Quels sont vos conseils pour améliorer l’expérience client ?
MW : Nous sommes déjà malheureux de ne pas pouvoir leur offrir des boissons ou l’ambiance chaleureuse d’autrefois. Nous essayons de faire tout ce que nous pouvons pendant le service pour qu’ils se sentent à l’aise. Je ne veux pas qu’ils sentent qu’on les bouscule, même si tout est planifié de façon stratégique. À mon avis, il faut toujours donner notre amour et notre soutien à nos amis et nos clients, parce que c’est ce que nous avons toujours fait.
KJ : Pour ma part, je me concentre sur les massages de la tête. Chaque fois que nous lavons les cheveux, nous tâchons de donner un massage un peu plus long.
MW : Afin qu’ils puissent se détendre et se débarrasser de leur anxiété. Ils se sentent encore dorlotés et pas comme s’ils se précipitaient au salon puis hors du salon.
Comment aidez-vous votre équipe à éviter de se sentir surchargée de travail ou surmenée ?
KJ : Il y a moins d’heures de travail et maintenant les stylistes ont des pauses déjeuner, ce qui est nouveau pour eux, car le port de l’équipement est nouveau, donc c’est important de faire des pauses. Pendant le traitement de la coloration d’un client, ils peuvent aller dehors ou à la salle de pause, ayant plus de temps pour respirer, se détendre, manger, et ainsi de suite.

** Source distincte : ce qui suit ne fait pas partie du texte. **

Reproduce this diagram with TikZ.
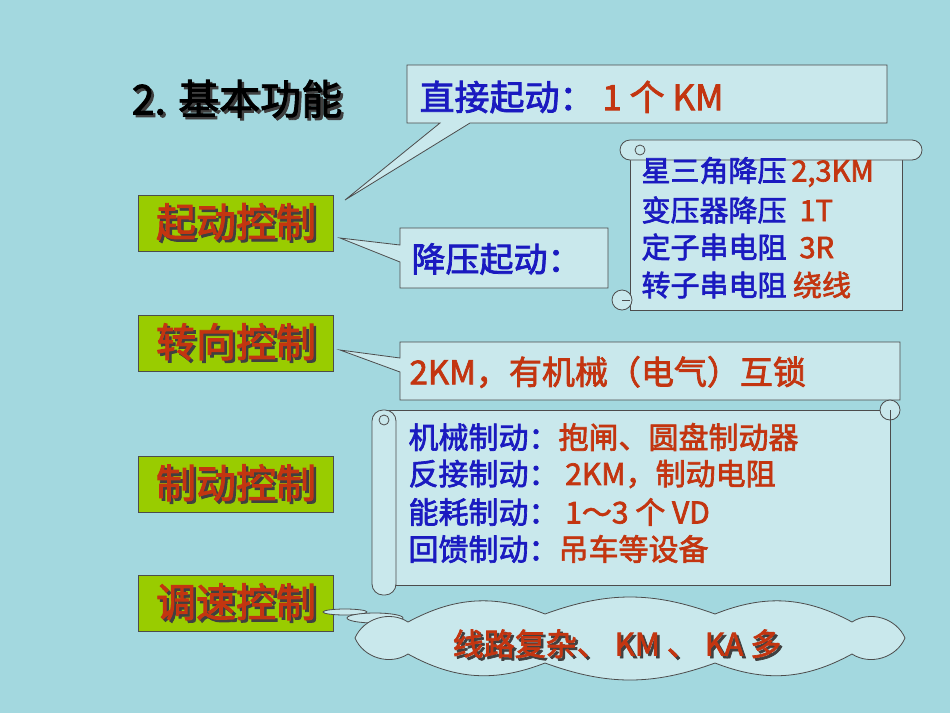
\documentclass[tikz,border=0pt]{standalone}
\usepackage{fontspec}
\newfontfamily\cjk[FakeBold=2.2]{Noto Sans CJK SC}
\definecolor{bg}{HTML}{A3D8DF}
\definecolor{callf}{HTML}{C9E8EC}
\definecolor{blu}{HTML}{1A1AC0}
\definecolor{rd}{HTML}{C33510}
\definecolor{grn}{HTML}{99CC00}
\newcommand{\shd}[1]{\makebox[0pt][l]{\hspace{2.5pt}\raisebox{-2.5pt}{\color{black!75}#1}}#1}
\tikzset{
 ctrl/.style={draw=black!70,fill=grn,line width=1pt,minimum width=195pt,minimum height=56pt,inner sep=0pt,font=\cjk\fontsize{40}{42}\selectfont,text=rd},
 stxt/.style={font=\cjk\fontsize{29}{33}\selectfont,anchor=west},
 ltxt/.style={font=\cjk\fontsize{30}{31}\selectfont,anchor=west},
}
\begin{document}
\begin{tikzpicture}[x=1pt,y=-1pt]
\fill[bg] (0,0) rectangle (950,713);
\useasboundingbox (0,0) rectangle (950,713);
% title
\node[font=\cjk\fontsize{41}{44}\selectfont] (title) at (237,100) {\shd{2. 基本功能}};
% control boxes
\foreach \n/\y/\t in {qd/223/起动控制,zx/343/转向控制,zd/484/制动控制,ts/603/调速控制}{
 \node[ctrl] (\n) at (236,\y) {\shd{\t}};
}
% callout 1
\fill[callf,draw=black!70,line width=0.8pt] (407,65) -- (887,65) -- (887,123) -- (470,123) -- (345,200) -- (440,123) -- (407,123) -- cycle;
\node[anchor=west,font=\cjk\fontsize{35}{36}\selectfont] (c1) at (416,97) {\textcolor{blu}{直接起动：}\ \textcolor{rd}{1 个 KM}};
% callout 2
\fill[callf,draw=black!70,line width=0.8pt] (400,228) -- (608,228) -- (608,288) -- (400,288) -- (400,262) -- (340,238) -- (400,245) -- cycle;
\node[anchor=west,font=\cjk\fontsize{34}{36}\selectfont,text=blu] (c2) at (408,259) {降压起动：};
% scroll 1
\filldraw[fill=callf,draw=black!70,line width=0.8pt] (630,150) rectangle (902,310);
\filldraw[fill=callf,draw=black!70,line width=0.8pt,rounded corners=10pt] (620,140) rectangle (922,160);
\draw[black!70,line width=0.8pt] (640,150) circle (5);
\filldraw[fill=callf,draw=black!70,line width=0.8pt] (622,300) circle (10);
\draw[black!70,line width=0.8pt] (622,300) -- (630,300);
\node[stxt] (s1) at (638,172) {\textcolor{blu}{星三角降压}\,\textcolor{rd}{2,3KM}};
\node[stxt] at (638,210) {\textcolor{blu}{变压器降压}\ \ \textcolor{rd}{1T}};
\node[stxt] at (638,247) {\textcolor{blu}{定子串电阻}\ \ \textcolor{rd}{3R}};
\node[stxt] at (638,285) {\textcolor{blu}{转子串电阻}\ \textcolor{rd}{绕线}};
% callout 3
\fill[callf,draw=black!70,line width=0.8pt] (400,342) -- (900,342) -- (900,400) -- (400,400) -- (400,372) -- (340,350) -- (400,358) -- cycle;
\node[anchor=west,font=\cjk\fontsize{33}{34}\selectfont,text=rd] (c3) at (406,372) {2KM，有机械（电气）互锁};
% scroll 2
\filldraw[fill=callf,draw=black!70,line width=0.8pt] (385,410) rectangle (890,585);
\filldraw[fill=callf,draw=black!70,line width=0.8pt] (890,410) circle (10);
\draw[black!70,line width=0.8pt] (890,410) -- (890,420);
\filldraw[fill=callf,draw=black!70,line width=0.8pt,rounded corners=11pt] (372,410) rectangle (396,595);
\draw[black!70,line width=0.8pt] (384,420) circle (5);
\node[ltxt] (l1) at (405,437) {\textcolor{blu}{机械制动：}\textcolor{rd}{抱闸、圆盘制动器}};
\node[ltxt] at (405,474) {\textcolor{blu}{反接制动：}\ \textcolor{rd}{2KM，制动电阻}};
\node[ltxt] at (405,512) {\textcolor{blu}{能耗制动：}\ \textcolor{rd}{1～3 个 VD}};
\node[ltxt] at (405,549) {\textcolor{blu}{回馈制动：}\textcolor{rd}{吊车等设备}};
% cloud
\draw[black!70,fill=callf,line width=0.8pt] (345,612) ellipse (22 and 3);
\draw[black!70,fill=callf,line width=0.8pt] (375,618) ellipse (28 and 5);
\filldraw[fill=callf,draw=black!70,line width=0.8pt] (905,638) to[bend left=50] (852,654) to[bend left=25] (715,663) to[bend left=20] (545,663) to[bend left=25] (408,654) to[bend left=50] (355,638) to[bend left=50] (408,622) to[bend left=25] (545,614) to[bend left=20] (715,614) to[bend left=25] (852,622) to[bend left=50] cycle;
\node[font=\cjk\fontsize{31}{32}\selectfont,text=rd] (ct) at (617,645) {\shd{线路复杂、 KM 、 KA 多}};
\end{tikzpicture}
\end{document}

MW : Comme ils portent un masque de six à dix heures par jour, il est important mentalement de faire une pause de 20 minutes pour aller dehors et prendre l’air, et juste respirer.
Quelles sont les choses qui vous ont surpris au sujet de toute cette expérience ?
MW : À quel point nous devons croire que nos clients nous disent la vérité [sur leur santé], et combien il est important de leur poser les bonnes questions — à propos de leurs symptômes, de leurs déplacements, et cetera.
KJ : Lorsque nous avons ouvert le salon, il était petit et nous voulions croître. Mais avec la pandémie de COVID-19, je suis contente que ce ne soit pas un grand salon de 30 fauteuils. Je pense qu’un petit salon avec une équipe forte est la voie à suivre en ce moment. J’ai entendu dire que certains propriétaires de salon paniquent parce qu’ils perdent du personnel ou beaucoup plus d’argent. Ça semble très difficile pour eux.
Quels ont été les commentaires des invités ?
MW : Dès qu’ils sont sur nos fauteuils, nous commençons à jaser et les choses sont un peu comme d’habitude. Nous leur parlons de la COVID-19, de son effet sur eux et sur nous. C’est intéressant parce que tout le monde a une histoire, qu’ils connaissent quelqu’un qui a eu la COVID-19, qui a perdu son emploi, etc. C’est très agréable de l’entendre et de ne pas se sentir si seul dans cette situation. Les gens sont ravis de nous voir, de faire corriger leur couleur et de se faire couper les cheveux. Ils se sentent plus confiants.
Les clients nous disent, à Katia et moi en tant que propriétaires d’entreprise, combien ils sont heureux de voir que le salon poursuit ses activités ; ils étaient inquiets pour nous, pensaient à nous, ce qui est agréable à entendre. On n’y pense pas. On pense que les clients viennent juste pour le service, mais si vous les coiffez depuis 10 à 15 ans, vous devenez amis et ils veulent que vous connaissiez le succès. Le salut du coude est différent ; il n’y a plus de baisers, d’embrassades, de poignées de main ou de high-fives. Nous attendons tous de pouvoir couper les cheveux le sourire au visage à nouveau, sans masque.